【萬物相】1カ月で色が剥がれた南大門の丹青

【萬物相】1カ月で色が剥がれた南大門の丹青

 全羅北道・茂朱にある赤裳山の安国寺極楽殿。その扁額(へんがく)の上下には「丹青」で鶴が描かれている。丹青とは宮殿・寺院に描かれる青、赤、黄色、白、黒の文様のことだ。幅1メートルほどの斗キョウ(キョウは木へんに共、柱の上部に置かれて軒などの上部構造を支える部材)は丹青が施されていない白木造りだ。昔、極楽殿ができたころ、白い上着を着た老人が住職を訪ねてやって来た。その老人は「100日間で丹青を施すから、四方に布を張ってほしい。中を見てはならない」と言った。だが、住職は99日目に好奇心を抑え切れなくなり、のぞいてしまった。すると、中には老人の姿はなく鶴が筆をくわえて丹青を施していたが、住職に気付いて飛んでいってしまった。だから、最後の日に塗られるはずだった部分が残っているのだという。

 全羅北道・扶安の来蘇寺大雄殿も天井左側に丹青がない部分がある。鳥が描いていたが、修行僧が戸の隙間からのぞいたために、姿を消してしまったそうだ。こうした昔話には「丹青は人の技では到底描き切れないほど美しい」という思いが込められている。韓国の丹青は中国や日本よりも色彩や明暗のコントラストが強くて華やかだ。素材や模様もあや模様・竜・鳳凰(ほうおう)・花・草のつるまで多彩だ。一般家屋にも施された時期があったが、朝鮮王朝時代になると「ぜいたくだ」として禁じられ、宮殿・寺・楼閣・書院などで引き継がれてきた。

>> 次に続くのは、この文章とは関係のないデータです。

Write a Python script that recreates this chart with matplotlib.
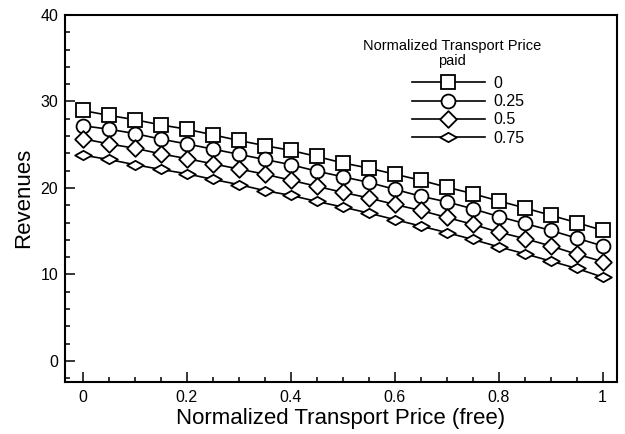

 丹青には建物の品格と威厳を高め、美しく装うことよりも重要な目的がある。それは木材の寿命を延ばすことだ。ニベやタラといった魚の浮き袋で「にかわ」を作って塗り、石の粉と貝の粉の絵の具を塗って、木が割れたり腐ったり虫に食われたりするのを防止した。「チョゴリ(韓服の上衣)の袖を半分だけたくし上げ、天井を仰いで静かに筆を動かす僧侶がいる。運筆ざんまい、人の気配にも気付かない様子だ」。韓国を代表する文化人イェ・ヨンヘ氏が「人間文化財」に描写した丹青職人・万奉僧侶の姿だ。

 万奉僧侶は6歳で出家し、2006年に96歳で他界するまで筆を置かなかった。優れた芸術センスで景福宮慶会楼の丹青をはじめ傑作を幾つも残した。崇礼門(南大門)の復元工事で丹青に関する作業を指揮した無形文化財の丹青職人ホン・チャンウォン氏は万奉僧侶の弟子だ。ところが、5月に完成したばかりの崇礼門の垂木で、丹青が剥がれた部分がこのほど20カ所以上発見された。実は完成から3週間で割れ始めていたという。

 ホン・チャンウォン氏は「化学染料ではなく、数十年ぶりに貝の粉や天然の『にかわ』を使ったために発生した」と説明した。色を濃くしようと粉を厚く塗り過ぎて割れたという。きちんとやろうとしてかえって失敗してしまったということだ。化粧っ気のない素顔のように、色があせた丹青も美しい。来蘇寺大雄殿、慶尚北道・栄州の浮石寺無量寿殿、全羅南道・海南の美黄寺大雄殿がそうだ。美術史学者チェ・スンウ氏は色あせた丹青を「恋しさに疲れたように青白い顔」と表現した。丹青は歳月が流れ、雨風にさらされれば色あせていくものだ。だが、いくらそうだとしても、完成から1カ月足らずでひびが入り、色が剥がれる崇礼門の丹青にはあきれてものが言えない。